La capacità di farsi trascinare dall’entusiasmo per l’andamento della partita è stata di gran lunga più influente del rischio di abbattersi. In questo, decisivo è stato il modo di comunicare di Fefè De Giorgi, un metodo pacato e paterno che gli ha permesso di avere in campo la miglior versione dei suoi giocatori. È successo proprio in finale. Niente rimproveri, niente “ti spiego dove hai sbagliato”, solo un lucido “i colpi ce li hai, provali” per sradicare il vero Michieletto dalla copia insicura che aveva iniziato il secondo set, quando l’Italia era sotto 1-0. Ma lo stesso vale per Lavia, schiacciatore classe 2000 che ha concluso la finale con numeri da opposto, o Romanò, l’opposto di ruolo classe 1997 portato in nazionale direttamente dall’A2 lo scorso anno, che ha scardinato la Francia ai quarti. Balaso è stato premiato come miglior libero del torneo, ma se si dicesse del mondo non si farebbe sgarro a nessuno, nonostante la sua reticenza a riguardo di fronte ai microfoni Rai; Galassi è stato riconosciuto invece come uno dei due migliori centrali. Siparietto divertente dopo la semifinale per il centrale di Monza: alla domanda dell’inviata Rai che gli chiedeva se fossero consapevoli lui e i suoi compagni dell’impresa compiuta, tornando in una finale mondiale dopo 24 anni, la sua risposta è stata: “Non lo sapevamo nemmeno”. Indicativa della leggerezza che dominava l’ambiente, nessuna pressione. Giannelli è stato premiato come miglior giocatore, e, va da sé, come miglior palleggiatore. Anche qui si può dire del mondo, in attesa di smentite. Un premio dovuto a lui che era il palleggiatore, non solo all’ultima olimpiade a Tokyo con l’eliminazione per mano dell’Argentina ai quarti, ma anche a Rio, quando il Brasile ci batté in finale.

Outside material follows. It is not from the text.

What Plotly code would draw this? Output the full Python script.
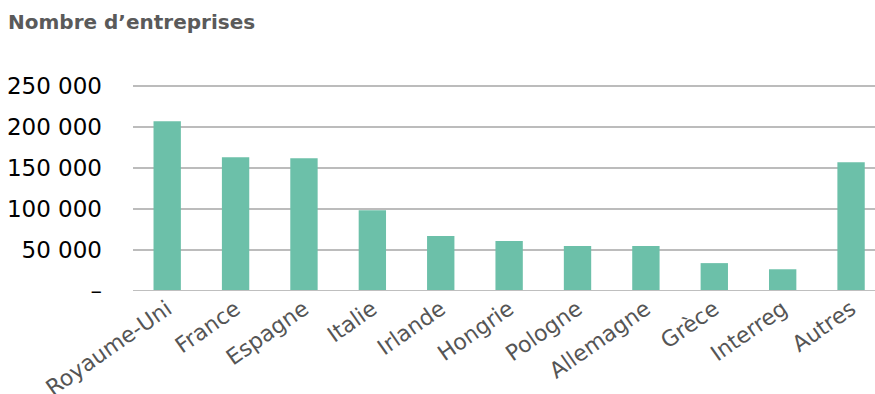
import plotly.graph_objects as go

categories = ["Royaume-Uni", "France", "Espagne", "Italie", "Irlande", "Hongrie",
              "Pologne", "Allemagne", "Grèce", "Interreg", "Autres"]
values = [207000, 163000, 162000, 98500, 67000, 61000, 55000, 55000, 34000, 26500, 157000]
tick_vals = [0, 50000, 100000, 150000, 200000, 250000]
tick_text = ["–", "50 000", "100 000", "150 000", "200 000", "250 000"]

fig = go.Figure()
fig.add_trace(go.Bar(x=categories, y=values, marker_color="#6cc0a9",
                     marker_line_width=0, width=0.4))

fig.update_layout(
    width=875, height=394,
    margin=dict(l=133, r=0, t=85, b=103, pad=0),
    paper_bgcolor="white", plot_bgcolor="white",
    font=dict(family="DejaVu Sans", size=20, color="black"),
    showlegend=False,
    title=dict(text="<b>Nombre d’entreprises</b>", x=8 / 875, xanchor="left",
               y=1 - 22 / 394, yanchor="middle",
               font=dict(family="DejaVu Sans", size=20, color="#5a5a5a")),
)

for v in tick_vals[1:]:
    fig.add_shape(type="line", xref="paper", yref="y", x0=0, x1=1.05, y0=v, y1=v,
                  line=dict(color="#a6a6a6", width=1.5), layer="below")
fig.add_shape(type="line", xref="paper", yref="y", x0=0, x1=1.05, y0=0, y1=0,
              line=dict(color="#bfbfbf", width=2), layer="above")

fig.update_xaxes(tickangle=-35, tickfont=dict(color="#555555", size=22),
                 range=[-0.5, 10.35],
                 showgrid=False, showline=False, ticks="", automargin=False)
fig.update_yaxes(range=[0, 251200], tickvals=tick_vals, ticktext=tick_text,
                 showgrid=False, zeroline=False,
                 ticks="", ticklabelstandoff=30, automargin=False,
                 tickfont=dict(size=23, color="black"))

fig.write_html("out.html")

E allora aveva 20 anni.
La nazionale italiana è stata uno spettacolo inesorabile. E la finale un’apoteosi della crescita partita dalle sberle prese a Casalecchio di Reno meno di due mesi fa, che però non hanno fatto tanto rumore. È scomparsa la paura di vincere e l’Italia è tornata sul tetto del mondo, per starci. Adesso l’appuntamento è per Parigi, per sfatare la maledizione dell’oro olimpico.